BEGIN RECORDS FOR THIS EXERCISE
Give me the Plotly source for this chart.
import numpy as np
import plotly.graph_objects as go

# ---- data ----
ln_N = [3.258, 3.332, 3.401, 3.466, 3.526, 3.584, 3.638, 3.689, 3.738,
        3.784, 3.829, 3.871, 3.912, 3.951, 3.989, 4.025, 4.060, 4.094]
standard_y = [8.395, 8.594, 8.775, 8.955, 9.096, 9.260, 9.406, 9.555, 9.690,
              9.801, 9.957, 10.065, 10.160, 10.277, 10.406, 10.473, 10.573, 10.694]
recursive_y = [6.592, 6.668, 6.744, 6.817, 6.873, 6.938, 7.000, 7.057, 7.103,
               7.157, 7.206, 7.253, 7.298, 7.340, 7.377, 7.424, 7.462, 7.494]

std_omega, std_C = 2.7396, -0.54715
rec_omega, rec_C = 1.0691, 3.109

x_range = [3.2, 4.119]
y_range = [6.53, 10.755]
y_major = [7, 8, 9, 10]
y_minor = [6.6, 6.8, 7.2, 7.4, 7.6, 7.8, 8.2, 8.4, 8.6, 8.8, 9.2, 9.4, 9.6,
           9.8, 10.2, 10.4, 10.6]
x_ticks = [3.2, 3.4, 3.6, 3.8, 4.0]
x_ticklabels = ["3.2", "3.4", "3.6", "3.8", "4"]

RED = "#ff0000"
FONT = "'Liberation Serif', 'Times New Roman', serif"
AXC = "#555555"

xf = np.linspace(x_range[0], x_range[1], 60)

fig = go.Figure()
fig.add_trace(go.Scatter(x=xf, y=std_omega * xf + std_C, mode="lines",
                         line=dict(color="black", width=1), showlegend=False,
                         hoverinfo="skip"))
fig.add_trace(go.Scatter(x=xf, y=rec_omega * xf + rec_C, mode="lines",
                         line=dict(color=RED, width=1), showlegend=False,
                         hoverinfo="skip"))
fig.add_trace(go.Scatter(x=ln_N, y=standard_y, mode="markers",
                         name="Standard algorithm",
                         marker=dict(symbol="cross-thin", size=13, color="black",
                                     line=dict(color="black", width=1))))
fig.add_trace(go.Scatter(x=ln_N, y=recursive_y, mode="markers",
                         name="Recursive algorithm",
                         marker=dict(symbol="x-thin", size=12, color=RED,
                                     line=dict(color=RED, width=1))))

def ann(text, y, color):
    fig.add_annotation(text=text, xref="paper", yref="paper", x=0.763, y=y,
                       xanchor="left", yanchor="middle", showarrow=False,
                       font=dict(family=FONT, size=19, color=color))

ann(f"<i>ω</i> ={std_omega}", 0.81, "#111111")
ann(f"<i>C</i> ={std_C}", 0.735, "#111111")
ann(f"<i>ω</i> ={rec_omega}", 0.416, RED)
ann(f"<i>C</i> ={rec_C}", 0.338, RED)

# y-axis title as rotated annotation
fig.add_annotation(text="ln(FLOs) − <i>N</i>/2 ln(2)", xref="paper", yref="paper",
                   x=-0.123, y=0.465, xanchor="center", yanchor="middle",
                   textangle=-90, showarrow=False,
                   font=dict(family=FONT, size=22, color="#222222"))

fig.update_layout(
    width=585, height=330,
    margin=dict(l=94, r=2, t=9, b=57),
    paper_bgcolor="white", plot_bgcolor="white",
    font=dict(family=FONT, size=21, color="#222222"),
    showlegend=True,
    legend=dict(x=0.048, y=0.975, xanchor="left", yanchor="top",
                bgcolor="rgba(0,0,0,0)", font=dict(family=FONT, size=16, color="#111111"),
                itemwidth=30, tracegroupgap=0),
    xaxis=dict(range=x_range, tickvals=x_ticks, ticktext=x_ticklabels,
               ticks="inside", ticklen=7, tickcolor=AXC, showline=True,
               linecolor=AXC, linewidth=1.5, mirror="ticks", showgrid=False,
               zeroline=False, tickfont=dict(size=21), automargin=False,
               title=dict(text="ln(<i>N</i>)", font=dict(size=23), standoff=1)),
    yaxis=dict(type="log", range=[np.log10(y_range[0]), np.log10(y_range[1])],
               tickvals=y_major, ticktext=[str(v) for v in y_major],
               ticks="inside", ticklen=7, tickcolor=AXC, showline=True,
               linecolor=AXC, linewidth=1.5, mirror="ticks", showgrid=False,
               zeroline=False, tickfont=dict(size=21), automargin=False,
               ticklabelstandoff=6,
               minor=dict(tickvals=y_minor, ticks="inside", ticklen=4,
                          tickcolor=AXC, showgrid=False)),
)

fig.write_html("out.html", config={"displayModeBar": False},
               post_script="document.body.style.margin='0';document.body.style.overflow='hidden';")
END RECORDS FOR THIS EXERCISE
BEGIN RECORDS FOR THIS EXERCISE
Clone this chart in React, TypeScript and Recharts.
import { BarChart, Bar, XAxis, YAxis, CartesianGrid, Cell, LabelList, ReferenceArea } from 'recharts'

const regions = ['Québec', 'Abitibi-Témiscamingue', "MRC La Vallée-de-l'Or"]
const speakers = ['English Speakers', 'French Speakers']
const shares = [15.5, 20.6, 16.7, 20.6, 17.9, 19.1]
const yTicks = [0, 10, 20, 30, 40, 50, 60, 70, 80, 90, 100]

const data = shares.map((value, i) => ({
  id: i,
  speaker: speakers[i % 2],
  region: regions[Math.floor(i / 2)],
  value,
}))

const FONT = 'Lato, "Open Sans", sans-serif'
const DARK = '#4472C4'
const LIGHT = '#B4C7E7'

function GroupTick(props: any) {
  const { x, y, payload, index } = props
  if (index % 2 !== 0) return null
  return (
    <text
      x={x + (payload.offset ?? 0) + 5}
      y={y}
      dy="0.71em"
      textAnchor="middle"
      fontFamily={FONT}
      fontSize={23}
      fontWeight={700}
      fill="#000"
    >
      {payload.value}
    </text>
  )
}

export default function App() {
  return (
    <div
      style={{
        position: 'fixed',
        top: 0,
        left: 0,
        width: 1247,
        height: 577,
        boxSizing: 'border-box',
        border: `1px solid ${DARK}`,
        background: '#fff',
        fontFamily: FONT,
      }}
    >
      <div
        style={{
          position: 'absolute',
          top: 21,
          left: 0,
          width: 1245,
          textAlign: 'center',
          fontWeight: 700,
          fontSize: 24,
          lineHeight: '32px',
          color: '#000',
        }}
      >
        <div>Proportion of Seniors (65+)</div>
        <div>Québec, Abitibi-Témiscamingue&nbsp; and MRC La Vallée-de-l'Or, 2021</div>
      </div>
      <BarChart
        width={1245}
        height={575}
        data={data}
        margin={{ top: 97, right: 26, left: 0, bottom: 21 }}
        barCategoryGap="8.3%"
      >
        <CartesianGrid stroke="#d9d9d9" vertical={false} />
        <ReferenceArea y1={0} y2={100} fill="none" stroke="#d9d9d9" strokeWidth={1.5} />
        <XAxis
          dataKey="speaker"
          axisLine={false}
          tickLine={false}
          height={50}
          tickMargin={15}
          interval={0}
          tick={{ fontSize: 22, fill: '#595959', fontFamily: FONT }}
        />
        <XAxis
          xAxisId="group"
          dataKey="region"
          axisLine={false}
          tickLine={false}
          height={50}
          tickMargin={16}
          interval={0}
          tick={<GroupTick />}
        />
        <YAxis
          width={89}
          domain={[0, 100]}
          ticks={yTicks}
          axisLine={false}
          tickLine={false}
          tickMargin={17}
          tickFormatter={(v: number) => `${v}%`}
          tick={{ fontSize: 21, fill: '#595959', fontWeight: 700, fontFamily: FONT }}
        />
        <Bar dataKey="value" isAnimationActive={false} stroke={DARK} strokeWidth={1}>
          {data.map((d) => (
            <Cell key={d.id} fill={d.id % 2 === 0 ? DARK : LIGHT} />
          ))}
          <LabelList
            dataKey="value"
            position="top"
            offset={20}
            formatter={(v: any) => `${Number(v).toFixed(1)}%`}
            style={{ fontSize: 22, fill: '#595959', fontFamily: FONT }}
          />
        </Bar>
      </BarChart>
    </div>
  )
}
END RECORDS FOR THIS EXERCISE
BEGIN RECORDS FOR THIS EXERCISE
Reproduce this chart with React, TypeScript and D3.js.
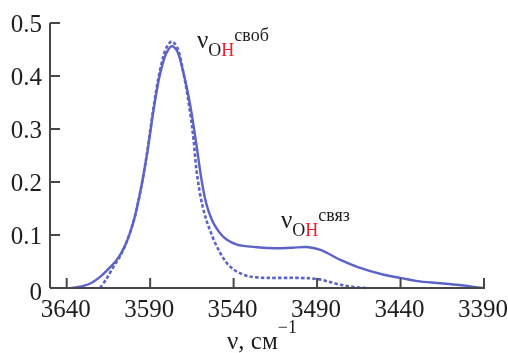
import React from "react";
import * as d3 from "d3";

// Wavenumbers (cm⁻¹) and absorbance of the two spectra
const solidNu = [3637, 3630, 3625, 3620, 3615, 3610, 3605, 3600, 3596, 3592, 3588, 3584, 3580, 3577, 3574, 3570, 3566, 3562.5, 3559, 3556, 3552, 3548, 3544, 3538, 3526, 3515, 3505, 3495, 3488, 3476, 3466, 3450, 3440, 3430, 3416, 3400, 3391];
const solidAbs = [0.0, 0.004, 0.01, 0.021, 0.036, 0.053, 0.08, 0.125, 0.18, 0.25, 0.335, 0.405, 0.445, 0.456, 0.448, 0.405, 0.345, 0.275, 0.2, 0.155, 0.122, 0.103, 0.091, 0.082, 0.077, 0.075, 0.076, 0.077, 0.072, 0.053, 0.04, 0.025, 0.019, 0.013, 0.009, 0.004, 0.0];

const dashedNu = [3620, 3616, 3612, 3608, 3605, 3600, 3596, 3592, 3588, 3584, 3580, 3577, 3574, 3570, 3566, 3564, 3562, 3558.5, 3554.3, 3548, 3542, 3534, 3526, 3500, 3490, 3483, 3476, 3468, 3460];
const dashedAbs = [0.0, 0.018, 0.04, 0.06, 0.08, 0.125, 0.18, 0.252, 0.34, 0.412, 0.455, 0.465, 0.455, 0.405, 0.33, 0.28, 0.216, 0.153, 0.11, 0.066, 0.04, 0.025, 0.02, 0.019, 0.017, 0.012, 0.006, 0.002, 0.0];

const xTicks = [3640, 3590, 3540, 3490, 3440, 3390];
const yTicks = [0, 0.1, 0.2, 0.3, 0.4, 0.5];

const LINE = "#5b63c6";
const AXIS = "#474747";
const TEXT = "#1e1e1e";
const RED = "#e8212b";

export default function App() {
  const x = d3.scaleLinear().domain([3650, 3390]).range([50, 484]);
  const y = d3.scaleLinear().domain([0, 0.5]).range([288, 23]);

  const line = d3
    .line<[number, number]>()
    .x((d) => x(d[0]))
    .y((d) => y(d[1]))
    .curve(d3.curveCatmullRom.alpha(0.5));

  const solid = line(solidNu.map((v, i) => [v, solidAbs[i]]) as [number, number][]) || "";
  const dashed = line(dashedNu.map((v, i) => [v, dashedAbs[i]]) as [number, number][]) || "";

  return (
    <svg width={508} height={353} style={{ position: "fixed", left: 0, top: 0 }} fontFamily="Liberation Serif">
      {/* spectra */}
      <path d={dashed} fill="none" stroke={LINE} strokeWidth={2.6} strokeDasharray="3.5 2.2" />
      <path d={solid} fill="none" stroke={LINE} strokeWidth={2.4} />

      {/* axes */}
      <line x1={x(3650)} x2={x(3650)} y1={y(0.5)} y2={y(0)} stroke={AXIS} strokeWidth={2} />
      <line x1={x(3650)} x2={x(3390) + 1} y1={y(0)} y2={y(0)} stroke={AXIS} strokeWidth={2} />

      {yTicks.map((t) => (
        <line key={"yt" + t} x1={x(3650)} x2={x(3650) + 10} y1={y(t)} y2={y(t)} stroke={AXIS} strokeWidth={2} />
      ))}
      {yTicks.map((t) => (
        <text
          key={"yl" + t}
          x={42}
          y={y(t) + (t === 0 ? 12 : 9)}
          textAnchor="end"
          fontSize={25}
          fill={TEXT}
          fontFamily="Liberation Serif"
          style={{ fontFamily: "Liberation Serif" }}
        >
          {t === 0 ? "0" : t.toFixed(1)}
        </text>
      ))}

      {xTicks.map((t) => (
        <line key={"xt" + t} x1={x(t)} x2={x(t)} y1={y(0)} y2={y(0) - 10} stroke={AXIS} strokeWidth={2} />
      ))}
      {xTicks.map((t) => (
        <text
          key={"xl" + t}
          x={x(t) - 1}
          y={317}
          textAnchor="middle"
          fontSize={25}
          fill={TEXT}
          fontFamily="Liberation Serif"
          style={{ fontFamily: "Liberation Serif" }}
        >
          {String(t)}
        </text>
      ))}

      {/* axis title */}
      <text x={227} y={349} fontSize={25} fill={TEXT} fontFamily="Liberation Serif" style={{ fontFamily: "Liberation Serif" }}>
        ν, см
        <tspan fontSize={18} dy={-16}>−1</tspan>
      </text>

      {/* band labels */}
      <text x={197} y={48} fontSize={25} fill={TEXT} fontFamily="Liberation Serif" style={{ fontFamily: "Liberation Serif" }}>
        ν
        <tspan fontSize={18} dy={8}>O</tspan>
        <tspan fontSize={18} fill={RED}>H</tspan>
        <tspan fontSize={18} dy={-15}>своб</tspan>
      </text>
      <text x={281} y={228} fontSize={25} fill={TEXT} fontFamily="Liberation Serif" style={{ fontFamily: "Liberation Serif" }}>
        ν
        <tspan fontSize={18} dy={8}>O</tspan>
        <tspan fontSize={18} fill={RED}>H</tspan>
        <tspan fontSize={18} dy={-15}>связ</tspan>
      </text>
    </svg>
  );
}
END RECORDS FOR THIS EXERCISE
**GIVEN EXERCISE**
Looking at the data above, return every line from the one with "Give me the Plotly source for this chart." down to the one with "import plotly.graph_objects as go", exactly and inclusively.

**ANSWER TO THE TASK**
Give me the Plotly source for this chart.
import numpy as np
import plotly.graph_objects as go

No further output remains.